05 July 2010

Maersk wants to end “beachings”:

A.P. Moller - Maersk has a policy on responsible ship recycling at least 5 years before international requirements on workplace safety and environment enter into force.

A large part of the world shipping industry still uses once pristine tidal beaches in India, Bangladesh and Pakistan as a junk yard.

Between 60% and 80% of the world’s out-of-service vessels are sailed on shore there and cut to bits and pieces by thousands of workers, often barefooted, and often with no safety protection whatsoever. Accidents, explosions and deaths are commonplace in what is the world’s most dangerous work place, according to the UN’s International Labour Organization, ILO.

The scene is different at the China Changjiang Ship Recycling Yard in Jiangyin near Shanghai.

The yard, used by Maersk, lives up to stringent international standards for safety and environment. Standards that are now also part of the Group policy approved by Maersk’s Executive Board in January.

To date Maersk has successfully recycled ships in China without a single injury.

“When we sell a ship to be recycled in a responsible way, we often get USD 1 million less than what we could have obtained otherwise. But that’s the cost of being a responsible corporate citizen,” says Soren Andersen, Head of Maersk Line Vessel Management.

Traditionally Maersk has sold its ships long before the end of their operating life, but up until the mid-1990s a few of the Group’s vessels were nevertheless scrapped when no better alternatives were available.

Still, Maersk decided early on to invest in responsible dismantling methods and became one of the first movers in the industry. By 2008 the executive arm of the European Union held up Maersk as a good example.

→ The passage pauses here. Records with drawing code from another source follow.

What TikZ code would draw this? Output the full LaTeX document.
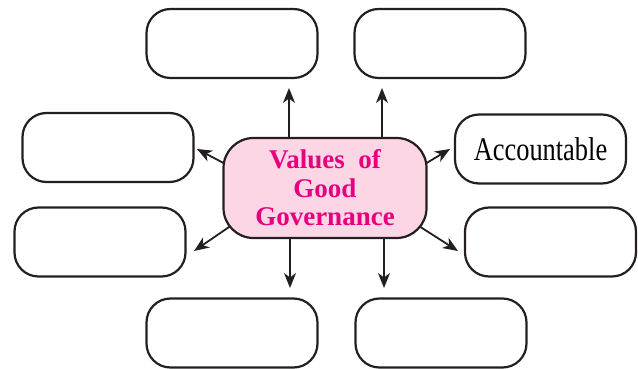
\documentclass[tikz,border=0pt]{standalone}
\usepackage{fontspec}
\setmainfont{Liberation Serif}
\usepackage{graphicx}
\usetikzlibrary{arrows.meta}
\usetikzlibrary{backgrounds}

\definecolor{govpink}{RGB}{253,214,229}
\definecolor{govtext}{RGB}{230,0,126}
\definecolor{inkline}{RGB}{35,31,32}

\tikzset{
valbox/.style={draw=inkline, line width=2.2pt, rounded corners=24pt, minimum width=171pt, minimum height=69pt, inner sep=0pt},
govbox/.style={draw=inkline, fill=govpink, line width=2.2pt, rounded corners=30pt, minimum width=203pt, minimum height=100pt, align=center, text=govtext},
arr/.style={draw=inkline, line width=1.8pt, -{Stealth[length=15pt,width=12pt,inset=4.5pt]}}
}

\begin{document}
\begin{tikzpicture}[x=1pt,y=-1pt]

\useasboundingbox (0,0) rectangle (638,369);

\node (gov) at (325,188) [govbox, font=\fontsize{27}{28.5}\selectfont\bfseries] {Values~ of\\Good\\Governance};

\foreach \n/\x/\y in {top1/232/43.5, top2/440/43.5, left1/108/147.5, left2/100/242, right2/550.5/242, bot1/232/333, bot2/441/333}
\node (\n) at (\x,\y) [valbox] {};

\node (right1) at (540.5,149) [valbox, font=\fontsize{33}{36}\selectfont] {\scalebox{0.8}[1]{Accountable}};


\coordinate (tipU1) at (289,88);
\coordinate (tipU2) at (382,88);
\coordinate (tipD1) at (290,288);
\coordinate (tipD2) at (384,288);
\coordinate (tipUL) at (197,149);
\coordinate (tipLL) at (194,251);
\coordinate (tipUR) at (450,149);
\coordinate (tipLR) at (458,251);

\begin{pgfonlayer}{background}
\foreach \t in {tipU1,tipU2}
\draw[arr] (gov.north -| \t) -- (\t);

\foreach \t in {tipD1,tipD2}
\draw[arr] (gov.south -| \t) -- (\t);

\foreach \a/\t in {166/tipUL, 203/tipLL, 14/tipUR, 337/tipLR}
\draw[arr, shorten <=-12pt] (gov.\a) -- (\t);
\end{pgfonlayer}

\end{tikzpicture}
\end{document}
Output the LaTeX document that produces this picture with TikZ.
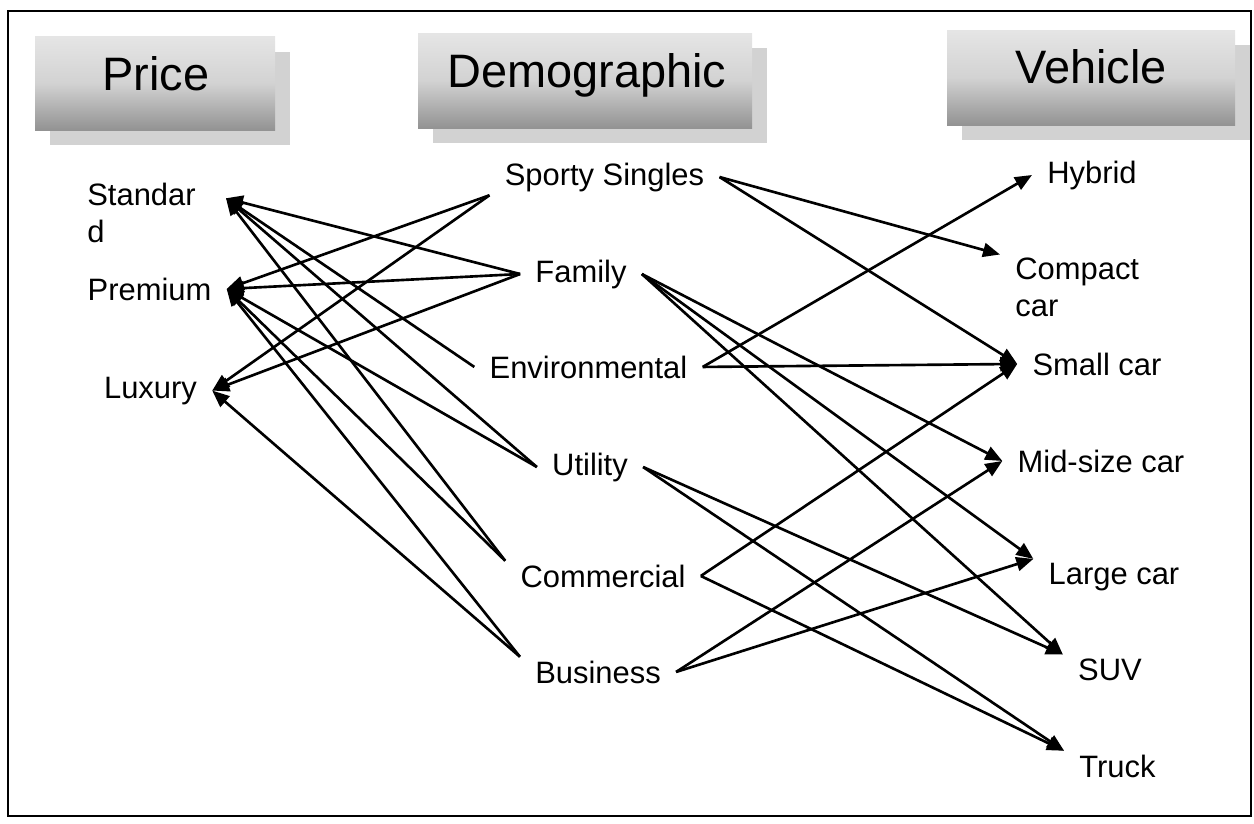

“European ship owners can be expected to act in a spirit of corporate social responsibility. Practical examples for this exist already today,” The European Commission wrote in a strategy paper. The word “examples” referred directly to Maersk.
 
Now, international requirements are approaching within an estimated five years, and Maersk is making a business out of responsibility. A special unit for ship recycling takes in outside clients as well.

Recycling is a very dangerous business, but it doesn’t have to be more dangerous than building ships. It’s the same thing, only in reverse,” says Tom Peter Blankestijn, Director of Maersk Green Ship Recycling.

Green organisations are indeed lauding Maersk for being ahead of the rest of the industry.

“We applaud Maersk for showing leadership and taking a stance against the dangerous and polluting practice of breaking ships on tidal beaches,” says Ingvild Jenssen from the NGO Platform on Shipbreaking.